The Fear of the Lord

A Biblical Expression

In the Bible the expression “fear of the Lord” is used quite often. For instance, in the Proverbs this fear is called “the beginning of knowledge” (1:7, NASU). In describes the particular attitude of a people, such as Abraham’s description of the people of Gerar: “there is no fear of God in this place” (Gen. 19:11). It also describes obedience and choosing to serve God, such as Job when Satan asked, “Does Job fear God for nothing?” (Job 1:9).

Reverence vs. Emotion

To some, the idea of having fear of God is a troubling idea. Because of this, a common understanding describes the idea of “fear” as one of “reverence and respect.” This idea is not without merit and describes much of the attitude of those who choose to follow God, honoring His authority and His commands. Such a “fear” is demonstrated by how one chooses to stand before His God, with either humility and honor, or derision and dishonor.

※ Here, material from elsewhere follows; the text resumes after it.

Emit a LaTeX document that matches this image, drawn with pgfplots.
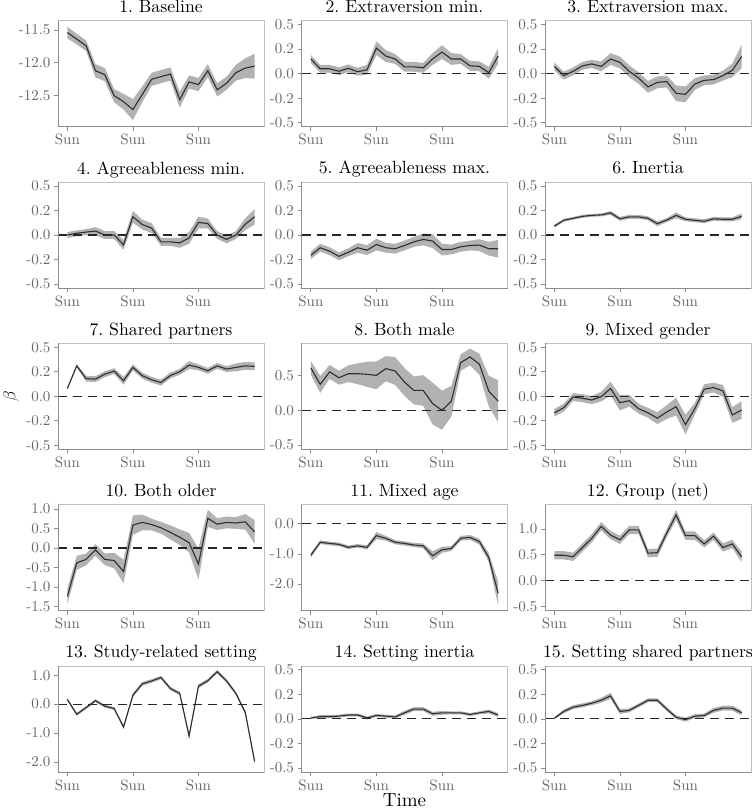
\documentclass[border=0pt]{standalone}
\usepackage{fontspec}
\setmainfont{lmroman10-regular}[Extension=.otf]
\usepackage{pgfplots}
\pgfplotsset{compat=1.18}
\usepackage{pgfplotstable}
\usepgfplotslibrary{groupplots,fillbetween}

% columns: time step, estimate, half width of the band
\pgfplotstableread{
x y e
0 -11.54 0.09
1 -11.64 0.08
2 -11.74 0.08
3 -12.12 0.10
4 -12.18 0.10
5 -12.50 0.10
6 -12.59 0.12
7 -12.71 0.16
8 -12.48 0.12
9 -12.25 0.10
10 -12.21 0.10
11 -12.17 0.10
12 -12.56 0.12
13 -12.29 0.10
14 -12.33 0.10
15 -12.12 0.10
16 -12.41 0.10
17 -12.31 0.10
18 -12.15 0.12
19 -12.08 0.15
20 -12.05 0.19
}\tabA
\pgfplotstableread{
x y e
0 0.15 0.04
1 0.05 0.04
2 0.05 0.04
3 0.025 0.04
4 0.055 0.04
5 0.02 0.04
6 0.04 0.05
7 0.26 0.07
8 0.18 0.06
9 0.15 0.05
10 0.07 0.05
11 0.07 0.05
12 0.06 0.05
13 0.15 0.06
14 0.22 0.07
15 0.15 0.06
16 0.15 0.05
17 0.08 0.05
18 0.075 0.05
19 0.01 0.06
20 0.18 0.08
}\tabB
\pgfplotstableread{
x y e
0 0.074 0.04
1 -0.02 0.04
2 0.024 0.04
3 0.08 0.04
4 0.10 0.04
5 0.074 0.05
6 0.15 0.06
7 0.115 0.06
8 0.024 0.06
9 -0.044 0.06
10 -0.135 0.06
11 -0.088 0.06
12 -0.08 0.06
13 -0.20 0.08
14 -0.21 0.08
15 -0.105 0.06
16 -0.068 0.05
17 -0.06 0.05
18 -0.02 0.05
19 0.034 0.07
20 0.175 0.12
}\tabC
\pgfplotstableread{
x y e
0 0.0 0.03
1 0.017 0.03
2 0.03 0.03
3 0.04 0.04
4 0.0 0.04
5 0.0 0.04
6 -0.10 0.05
7 0.186 0.06
8 0.107 0.05
9 0.07 0.05
10 -0.07 0.04
11 -0.07 0.04
12 -0.08 0.05
13 -0.03 0.06
14 0.128 0.06
15 0.117 0.05
16 0.0 0.04
17 -0.045 0.04
18 0.0 0.04
19 0.11 0.06
20 0.186 0.08
}\tabD
\pgfplotstableread{
x y e
0 -0.207 0.04
1 -0.13 0.04
2 -0.165 0.04
3 -0.217 0.04
4 -0.176 0.04
5 -0.13 0.05
6 -0.155 0.05
7 -0.097 0.06
8 -0.13 0.05
9 -0.14 0.05
10 -0.107 0.05
11 -0.07 0.05
12 -0.045 0.06
13 -0.062 0.07
14 -0.148 0.06
15 -0.148 0.05
16 -0.12 0.05
17 -0.107 0.05
18 -0.103 0.06
19 -0.14 0.07
20 -0.14 0.09
}\tabE
\pgfplotstableread{
x y e
0 0.09 0.015
1 0.15 0.015
2 0.17 0.015
3 0.19 0.015
4 0.20 0.015
5 0.205 0.015
6 0.225 0.02
7 0.165 0.02
8 0.185 0.02
9 0.185 0.02
10 0.17 0.02
11 0.115 0.025
12 0.152 0.02
13 0.20 0.03
14 0.16 0.02
15 0.15 0.02
16 0.14 0.02
17 0.165 0.02
18 0.16 0.02
19 0.16 0.02
20 0.19 0.03
}\tabF
\pgfplotstableread{
x y e
0 0.08 0.01
1 0.31 0.015
2 0.18 0.03
3 0.175 0.03
4 0.226 0.03
5 0.257 0.03
6 0.158 0.04
7 0.295 0.03
8 0.21 0.03
9 0.168 0.03
10 0.14 0.03
11 0.212 0.03
12 0.25 0.03
13 0.318 0.04
14 0.295 0.03
15 0.26 0.03
16 0.31 0.03
17 0.277 0.03
18 0.295 0.04
19 0.31 0.04
20 0.305 0.04
}\tabG
\pgfplotstableread{
x y e
0 0.606 0.10
1 0.37 0.12
2 0.55 0.10
3 0.466 0.10
4 0.524 0.12
5 0.524 0.15
6 0.515 0.18
7 0.50 0.20
8 0.596 0.18
9 0.563 0.20
10 0.404 0.20
11 0.284 0.20
12 0.284 0.22
13 0.096 0.30
14 0.0 0.28
15 0.13 0.22
16 0.683 0.12
17 0.764 0.12
18 0.66 0.15
19 0.274 0.22
20 0.13 0.30
}\tabH
\pgfplotstableread{
x y e
0 -0.168 0.04
1 -0.116 0.04
2 -0.007 0.04
3 -0.02 0.04
4 -0.038 0.04
5 -0.003 0.05
6 0.079 0.07
7 -0.065 0.08
8 -0.045 0.06
9 -0.127 0.05
10 -0.168 0.05
11 -0.223 0.06
12 -0.16 0.07
13 -0.106 0.09
14 -0.288 0.10
15 -0.127 0.06
16 0.072 0.05
17 0.089 0.05
18 0.055 0.06
19 -0.19 0.08
20 -0.14 0.09
}\tabI
\pgfplotstableread{
x y e
0 -1.24 0.20
1 -0.38 0.18
2 -0.29 0.15
3 -0.05 0.15
4 -0.29 0.15
5 -0.32 0.20
6 -0.60 0.30
7 0.586 0.25
8 0.655 0.20
9 0.60 0.15
10 0.517 0.15
11 0.40 0.18
12 0.276 0.20
13 0.138 0.25
14 -0.41 0.40
15 0.76 0.22
16 0.61 0.15
17 0.655 0.15
18 0.64 0.15
19 0.67 0.20
20 0.41 0.30
}\tabJ
\pgfplotstableread{
x y e
0 -1.04 0.08
1 -0.61 0.06
2 -0.65 0.06
3 -0.68 0.06
4 -0.78 0.06
5 -0.73 0.06
6 -0.78 0.07
7 -0.39 0.12
8 -0.48 0.08
9 -0.61 0.07
10 -0.65 0.07
11 -0.70 0.07
12 -0.73 0.08
13 -1.06 0.15
14 -0.86 0.10
15 -0.82 0.08
16 -0.48 0.08
17 -0.45 0.08
18 -0.59 0.10
19 -1.12 0.15
20 -2.31 0.40
}\tabK
\pgfplotstableread{
x y e
0 0.49 0.08
1 0.49 0.08
2 0.46 0.08
3 0.64 0.08
4 0.82 0.08
5 1.05 0.08
6 0.88 0.08
7 0.79 0.08
8 0.98 0.08
9 0.98 0.08
10 0.53 0.08
11 0.54 0.08
12 0.92 0.08
13 1.27 0.10
14 0.87 0.08
15 0.87 0.08
16 0.71 0.07
17 0.86 0.07
18 0.64 0.08
19 0.71 0.08
20 0.46 0.10
}\tabL
\pgfplotstableread{
x y e
0 0.16 0.05
1 -0.35 0.05
2 -0.12 0.05
3 0.12 0.05
4 -0.07 0.05
5 -0.15 0.05
6 -0.79 0.07
7 0.31 0.07
8 0.70 0.07
9 0.80 0.06
10 0.92 0.06
11 0.54 0.06
12 0.37 0.06
13 -1.10 0.09
14 0.62 0.07
15 0.81 0.06
16 1.12 0.06
17 0.80 0.06
18 0.37 0.06
19 -0.29 0.07
20 -1.98 0.10
}\tabM
\pgfplotstableread{
x y e
0 0.01 0.01
1 0.024 0.015
2 0.024 0.015
3 0.028 0.015
4 0.04 0.015
5 0.04 0.015
6 0.01 0.015
7 0.035 0.015
8 0.028 0.015
9 0.02 0.015
10 0.062 0.02
11 0.10 0.02
12 0.10 0.02
13 0.052 0.02
14 0.062 0.02
15 0.062 0.015
16 0.062 0.015
17 0.045 0.015
18 0.062 0.015
19 0.076 0.02
20 0.04 0.02
}\tabN
\pgfplotstableread{
x y e
0 0.007 0.01
1 0.076 0.02
2 0.12 0.02
3 0.138 0.02
4 0.16 0.02
5 0.19 0.025
6 0.235 0.03
7 0.076 0.025
8 0.087 0.02
9 0.138 0.02
10 0.19 0.02
11 0.19 0.02
12 0.10 0.02
13 0.017 0.02
14 -0.007 0.02
15 0.028 0.02
16 0.035 0.02
17 0.087 0.025
18 0.11 0.025
19 0.11 0.025
20 0.062 0.025
}\tabO

\newcommand{\band}[2]{%
  \addplot[name path=#2hi, draw=none] table[x=x, y expr=\thisrow{y}+\thisrow{e}] {#1};
  \addplot[name path=#2lo, draw=none] table[x=x, y expr=\thisrow{y}-\thisrow{e}] {#1};
  \addplot[fill=gray!60, draw=none] fill between[of=#2hi and #2lo];
}
\newcommand{\est}[1]{%
  \addplot[black!82, line width=1.1pt] table[x=x, y=y] {#1};
}
\newcommand{\zero}{%
  \addplot[black!85, line width=1.1pt, dash pattern=on 9pt off 6pt] coordinates {(-1,0) (21,0)};
}

\begin{document}
\begin{tikzpicture}
\begin{groupplot}[
  group style={group size=3 by 5, horizontal sep=37.5pt, vertical sep=55.3pt},
  scale only axis, width=206pt, height=106pt,
  xmin=-1, xmax=21,
  xtick={0,7,14}, xticklabels={Sun,Sun,Sun},
  xtick pos=bottom, ytick pos=left,
  tick align=outside, major tick length=4pt,
  tick style={black!45, line width=0.8pt},
  axis line style={black!25, line width=0.8pt},
  ticklabel style={font=\fontsize{15}{15}\selectfont, text=black!60},
  every axis title shift=0pt,
  title style={font=\fontsize{17.7}{18}\selectfont, anchor=base, at={(0.5,1)}, yshift=8pt, inner sep=0pt},
  ymin=-0.54, ymax=0.54,
  ytick={-0.5,-0.25,0,0.25,0.5}, yticklabels={-0.5,-0.2,0.0,0.2,0.5},
  after end axis/.code={\draw[black!45, line width=0.8pt] (rel axis cs:0,1) -- (rel axis cs:0,0) -- (rel axis cs:1,0);},
]
\nextgroupplot[title={1.\ Baseline}, ymin=-12.97, ymax=-11.36,
  ytick={-12.5,-12,-11.5}, yticklabels={-12.5,-12.0,-11.5}]
\band{\tabA}{a}\est{\tabA}
\nextgroupplot[title={2.\ Extraversion min.}]
\band{\tabB}{b}\zero\est{\tabB}
\nextgroupplot[title={3.\ Extraversion max.}]
\band{\tabC}{c}\zero\est{\tabC}

\nextgroupplot[title={4.\ Agreeableness min.}]
\band{\tabD}{d}\zero\est{\tabD}
\nextgroupplot[title={5.\ Agreeableness max.}]
\band{\tabE}{e}\zero\est{\tabE}
\nextgroupplot[title={6.\ Inertia}]
\band{\tabF}{f}\zero\est{\tabF}

\nextgroupplot[title={7.\ Shared partners}]
\band{\tabG}{g}\zero\est{\tabG}
\nextgroupplot[title={8.\ Both male}, ymin=-0.56, ymax=0.96,
  ytick={-0.5,0,0.5}, yticklabels={-0.5,0.0,0.5}]
\band{\tabH}{h}\zero\est{\tabH}
\nextgroupplot[title={9.\ Mixed gender}]
\band{\tabI}{i}\zero\est{\tabI}

\nextgroupplot[title={10.\ Both older}, ymin=-1.6, ymax=1.11,
  ytick={-1.5,-1,-0.5,0,0.5,1}, yticklabels={-1.5,-1.0,-0.5,0.0,0.5,1.0}]
\band{\tabJ}{j}\zero\est{\tabJ}
\nextgroupplot[title={11.\ Mixed age}, ymin=-2.88, ymax=0.64,
  ytick={-2,-1,0}, yticklabels={-2.0,-1.0,0.0}]
\band{\tabK}{k}\zero\est{\tabK}
\nextgroupplot[title={12.\ Group (net)}, ymin=-0.58, ymax=1.47,
  ytick={-0.5,0,0.5,1}, yticklabels={-0.5,0.0,0.5,1.0}]
\band{\tabL}{l}\zero\est{\tabL}

\nextgroupplot[title={13.\ Study-related setting}, ymin=-2.34, ymax=1.32,
  ytick={-2,-1,0,1}, yticklabels={-2.0,-1.0,0.0,1.0}]
\band{\tabM}{m}\zero\est{\tabM}
\nextgroupplot[title={14.\ Setting inertia}]
\band{\tabN}{n}\zero\est{\tabN}
\nextgroupplot[title={15.\ Setting shared partners}]
\band{\tabO}{o}\zero\est{\tabO}
\end{groupplot}
\node[rotate=90, font=\fontsize{19}{19}\selectfont] at ([xshift=-47pt]group c1r3.west) {$\beta$};
\node[font=\fontsize{19}{19}\selectfont] at ([yshift=-28pt]group c2r5.south) {Time};
\pgfresetboundingbox
\path ([xshift=-58pt, yshift=20.7pt]group c1r1.north west) rectangle ([yshift=-37.1pt]group c3r5.south east);
\end{tikzpicture}
\end{document}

However, the idea of very real fear as an emotion is also very much a part of this expression. The word translated fear in both the Old and New Testament is a common word describing emotion. The New Testament word is “phobos” from which we get “phobias” in English. So where does this idea of emotional fear come into one’s standing before God?

The underlying cause

What is the underlying cause to show God respect and honor? Is it purely magnanimity on the part of man? While God created man to choose to love and serve Him, the power and authority He has should give man good reason to do so. The follower of God respects God’s authority because that authority has real power.

Do not be confused

It is important not to conflate the idea of having fear of power with the righteousness or just nature of the power we fear. Fearing authority does not make such authority unjust or overbearing, although in cases of such abuses of power fear has its place. Before God our fear is a very real understanding of His perfect nature and perfect justice. Perhaps a healthy cause of fear is of our own unworthiness before perfect justice.

In either case, an understanding of the infinite authority and power of God should give man pause. From this man must develop a healthy fear and respect for God. To not do so is to lead to one’s own destruction, each and every single time.